[BEGIN]

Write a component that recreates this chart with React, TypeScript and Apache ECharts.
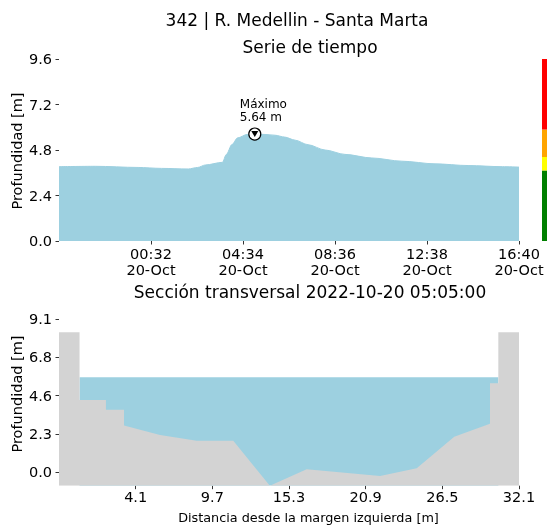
import React, { useEffect, useRef } from "react";
import * as echarts from "echarts";

// ---- Data ----
const mainTitle = "342 | R. Medellin - Santa Marta";
const topTitle = "Serie de tiempo";
const bottomTitle = "Sección transversal 2022-10-20 05:05:00";
const yName = "Profundidad [m]";
const xNameBottom = "Distancia desde la margen izquierda [m]";

const seriesTimes = [
  "2022-10-19 20:30", "2022-10-19 22:05", "2022-10-19 23:58", "2022-10-20 01:00",
  "2022-10-20 02:10", "2022-10-20 02:35", "2022-10-20 02:55", "2022-10-20 03:40",
  "2022-10-20 03:50", "2022-10-20 04:05", "2022-10-20 04:20", "2022-10-20 04:45",
  "2022-10-20 05:05", "2022-10-20 05:32", "2022-10-20 05:58", "2022-10-20 06:24",
  "2022-10-20 06:51", "2022-10-20 07:25", "2022-10-20 08:10", "2022-10-20 09:02",
  "2022-10-20 10:13", "2022-10-20 11:32", "2022-10-20 12:59", "2022-10-20 14:26",
  "2022-10-20 15:56", "2022-10-20 16:40",
];
const seriesDepth = [
  3.92, 3.94, 3.88, 3.83,
  3.80, 3.88, 4.01, 4.15,
  4.56, 5.09, 5.44, 5.62,
  5.64, 5.62, 5.58, 5.48,
  5.32, 5.08, 4.80, 4.57,
  4.38, 4.21, 4.07, 3.98,
  3.92, 3.90,
];
const maxTime = "2022-10-20 05:05";
const maxDepth = 5.64;
const maxLabel = "Máximo\n5.64 m";

const timeTickTimes = ["2022-10-20 00:32", "2022-10-20 04:34", "2022-10-20 08:36", "2022-10-20 12:38", "2022-10-20 16:40"];
const timeAxisMin = "2022-10-19 20:30";
const timeAxisMax = "2022-10-20 16:40";
const depthTicks = [0, 2.4, 4.8, 7.2, 9.6];

const levelColors = ["#008000", "#ffff00", "#ffa500", "#ff0000"];
const levelBounds = [0, 3.72, 4.43, 5.88, 9.6];

const bedX = [-1.5, 0, 0, 1.93, 1.93, 3.25, 3.25, 5.88, 8.56, 11.23, 13.9, 16.59, 21.95, 24.63, 27.37, 29.98, 29.98, 30.59, 30.59, 32.1];
const bedY = [8.31, 8.31, 4.29, 4.29, 3.70, 3.70, 2.77, 2.21, 1.86, 1.86, -0.80, 0.18, -0.22, 0.24, 2.11, 2.87, 5.28, 5.28, 8.31, 8.31];
const waterLevel = 5.64;
const waterLeft = 0;
const waterRight = 30.59;

const distTicks = [4.1, 9.7, 15.3, 20.9, 26.5, 32.1];
const distTickLabels = ["4.1", "9.7", "15.3", "20.9", "26.5", "32.1"];
const secTicks = [0, 2.275, 4.55, 6.825, 9.1];
const secTickLabels = ["0.0", "2.3", "4.6", "6.8", "9.1"];

// ---- helpers ----
const toMs = (s: string) => new Date(s.replace(" ", "T") + ":00Z").getTime();
const pad = (n: number) => (n < 10 ? "0" + n : "" + n);
const months = ["Jan", "Feb", "Mar", "Apr", "May", "Jun", "Jul", "Aug", "Sep", "Oct", "Nov", "Dec"];

const FONT = "DejaVu Sans";
const WATER = "#9dd0e0";
const BED = "#d3d3d3";

export default function App() {
  const ref = useRef<HTMLDivElement>(null);
  useEffect(() => {
    if (!ref.current) return;
    const chart = echarts.init(ref.current, undefined, { renderer: "svg" });

    const tsData = seriesTimes.map((t, i) => [toMs(t), seriesDepth[i]]);
    const tickMs = timeTickTimes.map(toMs);
    const bedData = bedX.map((x, i) => [x, bedY[i]]);
    const waterData = [[waterLeft, waterLevel], [waterRight, waterLevel]];

    const tickStyle = { show: true, length: 3.5, lineStyle: { color: "#000", width: 0.8 } };
    const labelBase = { color: "#000", fontFamily: FONT, fontSize: 14.5 };
    const noLine = { show: false, onZero: false };

    const levelSeries = levelColors.map((c, i) => ({
      type: "bar",
      xAxisIndex: 1,
      yAxisIndex: 1,
      stack: "lvl",
      barWidth: "100%",
      data: [levelBounds[i + 1] - levelBounds[i]],
      itemStyle: { color: c },
      silent: true,
    }));

    const txt = (text: string, x: number, y: number, size: number, rotation = 0) => ({
      type: "text",
      x,
      y,
      rotation,
      style: { text, fontFamily: FONT, fontSize: size, fill: "#000", align: "center", verticalAlign: "middle" },
    });

    chart.setOption({
      animation: false,
      textStyle: { fontFamily: FONT },
      grid: [
        { left: 59, top: 59, width: 460, height: 182, containLabel: false, outerBoundsMode: "none" },
        { left: 542, top: 59, width: 6, height: 182, containLabel: false, outerBoundsMode: "none" },
        { left: 59, top: 303.7, width: 460, height: 182, containLabel: false, outerBoundsMode: "none" },
      ],
      xAxis: [
        {
          type: "value",
          gridIndex: 0,
          min: toMs(timeAxisMin),
          max: toMs(timeAxisMax),
          axisLine: noLine,
          axisTick: { ...tickStyle, customValues: tickMs },
          splitLine: { show: false },
          axisLabel: {
            ...labelBase,
            customValues: tickMs,
            margin: 5,
            lineHeight: 16,
            formatter: (v: number) => {
              const d = new Date(v);
              return pad(d.getUTCHours()) + ":" + pad(d.getUTCMinutes()) + "\n" + pad(d.getUTCDate()) + "-" + months[d.getUTCMonth()];
            },
          },
        },
        { type: "category", gridIndex: 1, data: ["n"], show: false },
        {
          type: "value",
          gridIndex: 2,
          min: -1.5,
          max: 32.1,
          axisLine: noLine,
          axisTick: { ...tickStyle, customValues: distTicks },
          splitLine: { show: false },
          axisLabel: {
            ...labelBase,
            customValues: distTicks,
            margin: 4,
            formatter: (v: number) => {
              const i = distTicks.findIndex((t) => Math.abs(t - v) < 1e-6);
              return i >= 0 ? distTickLabels[i] : "";
            },
          },
        },
      ],
      yAxis: [
        {
          type: "value",
          gridIndex: 0,
          min: 0,
          max: 9.6,
          axisLine: noLine,
          axisTick: { ...tickStyle, customValues: depthTicks },
          splitLine: { show: false },
          axisLabel: { ...labelBase, customValues: depthTicks, margin: 7, formatter: (v: number) => v.toFixed(1) },
        },
        { type: "value", gridIndex: 1, min: levelBounds[0], max: levelBounds[levelBounds.length - 1], show: false },
        {
          type: "value",
          gridIndex: 2,
          min: -0.8,
          max: 10.0,
          axisLine: noLine,
          axisTick: { ...tickStyle, customValues: secTicks },
          splitLine: { show: false },
          axisLabel: {
            ...labelBase,
            customValues: secTicks,
            margin: 7,
            formatter: (v: number) => {
              const i = secTicks.findIndex((t) => Math.abs(t - v) < 1e-6);
              return i >= 0 ? secTickLabels[i] : "";
            },
          },
        },
      ],
      graphic: [
        txt(mainTitle, 297, 19.5, 17),
        txt(topTitle, 310, 46.7, 17),
        txt(bottomTitle, 310, 292, 17),
        txt(xNameBottom, 308.5, 517, 12.8),
        txt(yName, 16.5, 151, 14.5, Math.PI / 2),
        txt(yName, 16.5, 394, 14.5, Math.PI / 2),
      ],
      series: [
        {
          type: "line",
          xAxisIndex: 0,
          yAxisIndex: 0,
          data: tsData,
          showSymbol: false,
          smooth: 0.3,
          smoothMonotone: "x",
          lineStyle: { color: WATER, width: 1 },
          areaStyle: { color: WATER, opacity: 1, origin: "start" },
          silent: true,
        },
        {
          type: "scatter",
          xAxisIndex: 0,
          yAxisIndex: 0,
          data: [[toMs(maxTime), maxDepth]],
          symbol: "circle",
          symbolSize: 12,
          itemStyle: { color: "#fff", borderColor: "#000", borderWidth: 1.2, opacity: 1 },
          label: {
            show: true,
            position: "top",
            align: "left",
            offset: [-15, 1.5],
            formatter: maxLabel,
            fontFamily: FONT,
            fontSize: 12,
            lineHeight: 13,
            color: "#000",
            opacity: 1,
          },
          z: 5,
          silent: true,
        },
        {
          type: "scatter",
          xAxisIndex: 0,
          yAxisIndex: 0,
          data: [[toMs(maxTime), maxDepth]],
          symbol: "triangle",
          symbolRotate: 180,
          symbolSize: [7, 6],
          itemStyle: { color: "#000", opacity: 1 },
          z: 6,
          silent: true,
        },
        ...levelSeries,
        {
          type: "line",
          xAxisIndex: 2,
          yAxisIndex: 2,
          data: waterData,
          showSymbol: false,
          lineStyle: { width: 0 },
          areaStyle: { color: WATER, opacity: 1, origin: "start" },
          z: 2,
          silent: true,
        },
        {
          type: "line",
          xAxisIndex: 2,
          yAxisIndex: 2,
          data: bedData,
          showSymbol: false,
          lineStyle: { width: 0 },
          areaStyle: { color: BED, opacity: 1, origin: "start" },
          z: 3,
          silent: true,
        },
      ],
    });
    return () => chart.dispose();
  }, []);
  return <div ref={ref} style={{ position: "fixed", left: 0, top: 0, width: 547, height: 525 }} />;
}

[END]

Repeat the lines of the listing above verbatim, beginning at its first line and ending at the line containing "desde la margen", which is included. Omit pictures.

- **Complete output**:
Write a component that recreates this chart with React, TypeScript and Apache ECharts.
import React, { useEffect, useRef } from "react";
import * as echarts from "echarts";

// ---- Data ----
const mainTitle = "342 | R. Medellin - Santa Marta";
const topTitle = "Serie de tiempo";
const bottomTitle = "Sección transversal 2022-10-20 05:05:00";
const yName = "Profundidad [m]";
const xNameBottom = "Distancia desde la margen izquierda [m]";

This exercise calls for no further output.